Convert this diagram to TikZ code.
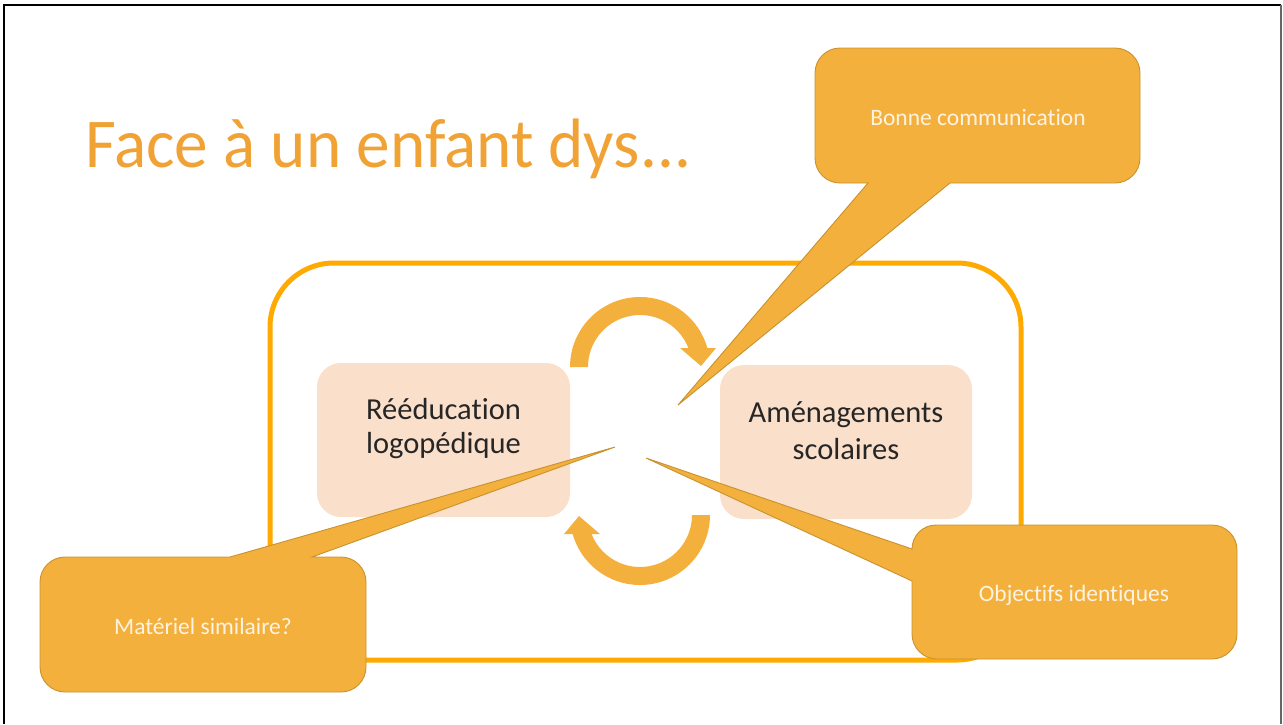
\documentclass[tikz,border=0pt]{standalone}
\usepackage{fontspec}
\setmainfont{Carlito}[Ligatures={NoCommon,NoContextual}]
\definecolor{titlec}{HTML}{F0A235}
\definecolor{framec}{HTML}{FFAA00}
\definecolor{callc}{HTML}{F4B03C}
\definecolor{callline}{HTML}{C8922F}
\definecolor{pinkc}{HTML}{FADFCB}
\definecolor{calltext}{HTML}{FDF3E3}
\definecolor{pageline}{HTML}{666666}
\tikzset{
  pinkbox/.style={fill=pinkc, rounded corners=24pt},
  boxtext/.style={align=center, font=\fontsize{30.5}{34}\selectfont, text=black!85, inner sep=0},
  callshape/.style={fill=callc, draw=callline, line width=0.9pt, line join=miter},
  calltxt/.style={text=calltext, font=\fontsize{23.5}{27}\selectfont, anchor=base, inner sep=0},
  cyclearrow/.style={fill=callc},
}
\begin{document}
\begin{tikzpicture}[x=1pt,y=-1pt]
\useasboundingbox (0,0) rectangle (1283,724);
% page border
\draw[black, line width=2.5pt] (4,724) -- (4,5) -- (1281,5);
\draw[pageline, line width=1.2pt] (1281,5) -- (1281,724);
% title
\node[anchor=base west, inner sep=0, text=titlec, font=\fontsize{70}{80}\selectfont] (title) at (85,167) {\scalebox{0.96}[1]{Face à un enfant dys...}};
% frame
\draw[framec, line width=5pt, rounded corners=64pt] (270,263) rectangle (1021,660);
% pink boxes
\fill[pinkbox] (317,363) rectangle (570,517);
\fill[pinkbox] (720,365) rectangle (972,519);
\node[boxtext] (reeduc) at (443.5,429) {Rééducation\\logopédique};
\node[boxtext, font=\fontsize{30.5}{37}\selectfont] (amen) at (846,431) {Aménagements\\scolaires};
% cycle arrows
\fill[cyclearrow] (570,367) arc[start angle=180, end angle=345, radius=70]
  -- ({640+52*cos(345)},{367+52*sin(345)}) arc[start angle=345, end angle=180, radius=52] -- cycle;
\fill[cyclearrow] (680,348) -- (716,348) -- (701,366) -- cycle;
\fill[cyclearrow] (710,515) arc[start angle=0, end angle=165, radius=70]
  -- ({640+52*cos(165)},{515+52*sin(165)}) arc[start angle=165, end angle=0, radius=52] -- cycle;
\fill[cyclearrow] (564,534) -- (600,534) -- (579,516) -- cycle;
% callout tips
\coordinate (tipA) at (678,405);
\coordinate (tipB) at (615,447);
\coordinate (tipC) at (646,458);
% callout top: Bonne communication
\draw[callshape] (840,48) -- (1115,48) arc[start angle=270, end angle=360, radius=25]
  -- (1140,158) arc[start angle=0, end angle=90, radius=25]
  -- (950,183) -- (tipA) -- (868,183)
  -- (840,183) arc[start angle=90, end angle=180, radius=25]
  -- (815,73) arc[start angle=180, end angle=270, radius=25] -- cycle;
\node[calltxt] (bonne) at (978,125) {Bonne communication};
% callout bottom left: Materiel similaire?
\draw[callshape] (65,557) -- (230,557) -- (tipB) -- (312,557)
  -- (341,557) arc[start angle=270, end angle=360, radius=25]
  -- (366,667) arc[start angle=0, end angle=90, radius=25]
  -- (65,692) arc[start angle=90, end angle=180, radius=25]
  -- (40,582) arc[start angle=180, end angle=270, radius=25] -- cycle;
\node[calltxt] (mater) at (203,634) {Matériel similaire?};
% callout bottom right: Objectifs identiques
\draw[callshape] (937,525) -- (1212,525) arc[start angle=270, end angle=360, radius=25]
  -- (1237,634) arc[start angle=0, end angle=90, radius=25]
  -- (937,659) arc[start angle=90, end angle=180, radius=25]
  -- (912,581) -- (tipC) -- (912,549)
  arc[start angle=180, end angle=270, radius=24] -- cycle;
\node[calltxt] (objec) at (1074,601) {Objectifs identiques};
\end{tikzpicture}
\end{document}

· · · · ·

**TO DO**
Copy every line of the data exactly as written, excluding the pictures.

**THE ANSWER**
Convert this diagram to TikZ code.
\documentclass[tikz,border=0pt]{standalone}
\usepackage{fontspec}
\setmainfont{Carlito}[Ligatures={NoCommon,NoContextual}]
\definecolor{titlec}{HTML}{F0A235}
\definecolor{framec}{HTML}{FFAA00}
\definecolor{callc}{HTML}{F4B03C}
\definecolor{callline}{HTML}{C8922F}
\definecolor{pinkc}{HTML}{FADFCB}
\definecolor{calltext}{HTML}{FDF3E3}
\definecolor{pageline}{HTML}{666666}
\tikzset{
  pinkbox/.style={fill=pinkc, rounded corners=24pt},
  boxtext/.style={align=center, font=\fontsize{30.5}{34}\selectfont, text=black!85, inner sep=0},
  callshape/.style={fill=callc, draw=callline, line width=0.9pt, line join=miter},
  calltxt/.style={text=calltext, font=\fontsize{23.5}{27}\selectfont, anchor=base, inner sep=0},
  cyclearrow/.style={fill=callc},
}
\begin{document}
\begin{tikzpicture}[x=1pt,y=-1pt]
\useasboundingbox (0,0) rectangle (1283,724);
% page border
\draw[black, line width=2.5pt] (4,724) -- (4,5) -- (1281,5);
\draw[pageline, line width=1.2pt] (1281,5) -- (1281,724);
% title
\node[anchor=base west, inner sep=0, text=titlec, font=\fontsize{70}{80}\selectfont] (title) at (85,167) {\scalebox{0.96}[1]{Face à un enfant dys...}};
% frame
\draw[framec, line width=5pt, rounded corners=64pt] (270,263) rectangle (1021,660);
% pink boxes
\fill[pinkbox] (317,363) rectangle (570,517);
\fill[pinkbox] (720,365) rectangle (972,519);
\node[boxtext] (reeduc) at (443.5,429) {Rééducation\\logopédique};
\node[boxtext, font=\fontsize{30.5}{37}\selectfont] (amen) at (846,431) {Aménagements\\scolaires};
% cycle arrows
\fill[cyclearrow] (570,367) arc[start angle=180, end angle=345, radius=70]
  -- ({640+52*cos(345)},{367+52*sin(345)}) arc[start angle=345, end angle=180, radius=52] -- cycle;
\fill[cyclearrow] (680,348) -- (716,348) -- (701,366) -- cycle;
\fill[cyclearrow] (710,515) arc[start angle=0, end angle=165, radius=70]
  -- ({640+52*cos(165)},{515+52*sin(165)}) arc[start angle=165, end angle=0, radius=52] -- cycle;
\fill[cyclearrow] (564,534) -- (600,534) -- (579,516) -- cycle;
% callout tips
\coordinate (tipA) at (678,405);
\coordinate (tipB) at (615,447);
\coordinate (tipC) at (646,458);
% callout top: Bonne communication
\draw[callshape] (840,48) -- (1115,48) arc[start angle=270, end angle=360, radius=25]
  -- (1140,158) arc[start angle=0, end angle=90, radius=25]
  -- (950,183) -- (tipA) -- (868,183)
  -- (840,183) arc[start angle=90, end angle=180, radius=25]
  -- (815,73) arc[start angle=180, end angle=270, radius=25] -- cycle;
\node[calltxt] (bonne) at (978,125) {Bonne communication};
% callout bottom left: Materiel similaire?
\draw[callshape] (65,557) -- (230,557) -- (tipB) -- (312,557)
  -- (341,557) arc[start angle=270, end angle=360, radius=25]
  -- (366,667) arc[start angle=0, end angle=90, radius=25]
  -- (65,692) arc[start angle=90, end angle=180, radius=25]
  -- (40,582) arc[start angle=180, end angle=270, radius=25] -- cycle;
\node[calltxt] (mater) at (203,634) {Matériel similaire?};
% callout bottom right: Objectifs identiques
\draw[callshape] (937,525) -- (1212,525) arc[start angle=270, end angle=360, radius=25]
  -- (1237,634) arc[start angle=0, end angle=90, radius=25]
  -- (937,659) arc[start angle=90, end angle=180, radius=25]
  -- (912,581) -- (tipC) -- (912,549)
  arc[start angle=180, end angle=270, radius=24] -- cycle;
\node[calltxt] (objec) at (1074,601) {Objectifs identiques};
\end{tikzpicture}
\end{document}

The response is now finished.